• **OBJECTIVE**: Leave the pictures out and print every record below exactly as it stands.

*** SUPPLIED DATA

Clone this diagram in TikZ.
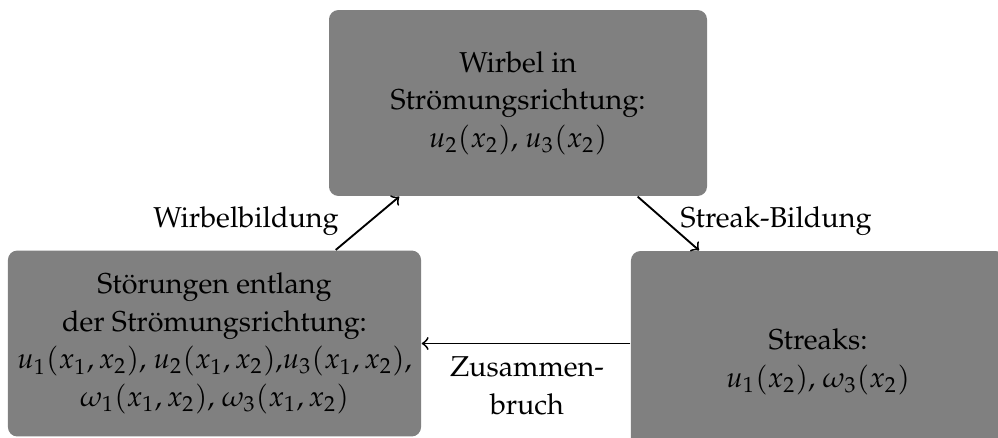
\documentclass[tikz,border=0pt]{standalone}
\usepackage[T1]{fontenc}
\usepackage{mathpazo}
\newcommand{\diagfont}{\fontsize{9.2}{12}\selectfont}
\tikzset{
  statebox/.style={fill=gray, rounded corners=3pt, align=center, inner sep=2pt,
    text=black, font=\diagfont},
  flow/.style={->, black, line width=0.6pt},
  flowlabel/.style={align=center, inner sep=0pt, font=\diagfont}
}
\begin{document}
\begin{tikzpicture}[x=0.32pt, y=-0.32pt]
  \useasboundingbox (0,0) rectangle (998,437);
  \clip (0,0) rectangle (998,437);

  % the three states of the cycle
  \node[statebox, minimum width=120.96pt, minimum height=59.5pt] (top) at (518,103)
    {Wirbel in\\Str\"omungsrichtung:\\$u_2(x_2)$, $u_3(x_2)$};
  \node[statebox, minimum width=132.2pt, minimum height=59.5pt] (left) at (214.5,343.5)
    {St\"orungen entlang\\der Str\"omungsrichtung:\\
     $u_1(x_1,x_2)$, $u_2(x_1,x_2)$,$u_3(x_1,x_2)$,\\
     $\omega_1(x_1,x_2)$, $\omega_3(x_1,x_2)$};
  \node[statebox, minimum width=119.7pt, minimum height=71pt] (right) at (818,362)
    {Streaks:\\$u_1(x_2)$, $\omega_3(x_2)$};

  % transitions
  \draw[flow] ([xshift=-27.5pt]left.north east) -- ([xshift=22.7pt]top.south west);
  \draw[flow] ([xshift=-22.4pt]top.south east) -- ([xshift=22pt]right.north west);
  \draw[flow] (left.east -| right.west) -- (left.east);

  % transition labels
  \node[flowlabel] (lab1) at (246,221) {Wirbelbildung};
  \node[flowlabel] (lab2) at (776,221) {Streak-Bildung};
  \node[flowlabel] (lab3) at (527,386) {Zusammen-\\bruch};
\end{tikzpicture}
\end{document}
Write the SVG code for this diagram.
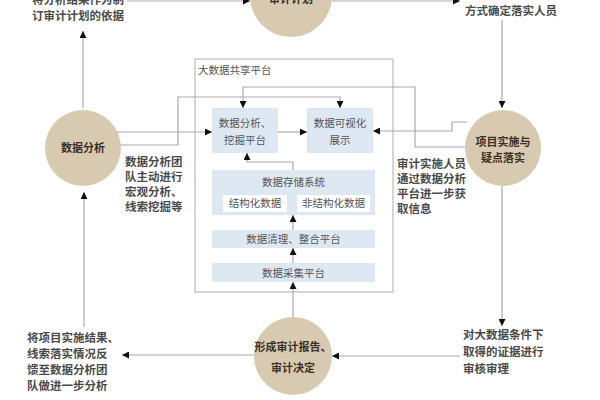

******

• **SOLUTION TO THIS PROBLEM**:
Clone this diagram in TikZ.
\documentclass[tikz,border=0pt]{standalone}
\usepackage[T1]{fontenc}
\usepackage{mathpazo}
\newcommand{\diagfont}{\fontsize{9.2}{12}\selectfont}
\tikzset{
  statebox/.style={fill=gray, rounded corners=3pt, align=center, inner sep=2pt,
    text=black, font=\diagfont},
  flow/.style={->, black, line width=0.6pt},
  flowlabel/.style={align=center, inner sep=0pt, font=\diagfont}
}
\begin{document}
\begin{tikzpicture}[x=0.32pt, y=-0.32pt]
  \useasboundingbox (0,0) rectangle (998,437);
  \clip (0,0) rectangle (998,437);

  % the three states of the cycle
  \node[statebox, minimum width=120.96pt, minimum height=59.5pt] (top) at (518,103)
    {Wirbel in\\Str\"omungsrichtung:\\$u_2(x_2)$, $u_3(x_2)$};
  \node[statebox, minimum width=132.2pt, minimum height=59.5pt] (left) at (214.5,343.5)
    {St\"orungen entlang\\der Str\"omungsrichtung:\\
     $u_1(x_1,x_2)$, $u_2(x_1,x_2)$,$u_3(x_1,x_2)$,\\
     $\omega_1(x_1,x_2)$, $\omega_3(x_1,x_2)$};
  \node[statebox, minimum width=119.7pt, minimum height=71pt] (right) at (818,362)
    {Streaks:\\$u_1(x_2)$, $\omega_3(x_2)$};

  % transitions
  \draw[flow] ([xshift=-27.5pt]left.north east) -- ([xshift=22.7pt]top.south west);
  \draw[flow] ([xshift=-22.4pt]top.south east) -- ([xshift=22pt]right.north west);
  \draw[flow] (left.east -| right.west) -- (left.east);

  % transition labels
  \node[flowlabel] (lab1) at (246,221) {Wirbelbildung};
  \node[flowlabel] (lab2) at (776,221) {Streak-Bildung};
  \node[flowlabel] (lab3) at (527,386) {Zusammen-\\bruch};
\end{tikzpicture}
\end{document}
Write the SVG code for this diagram.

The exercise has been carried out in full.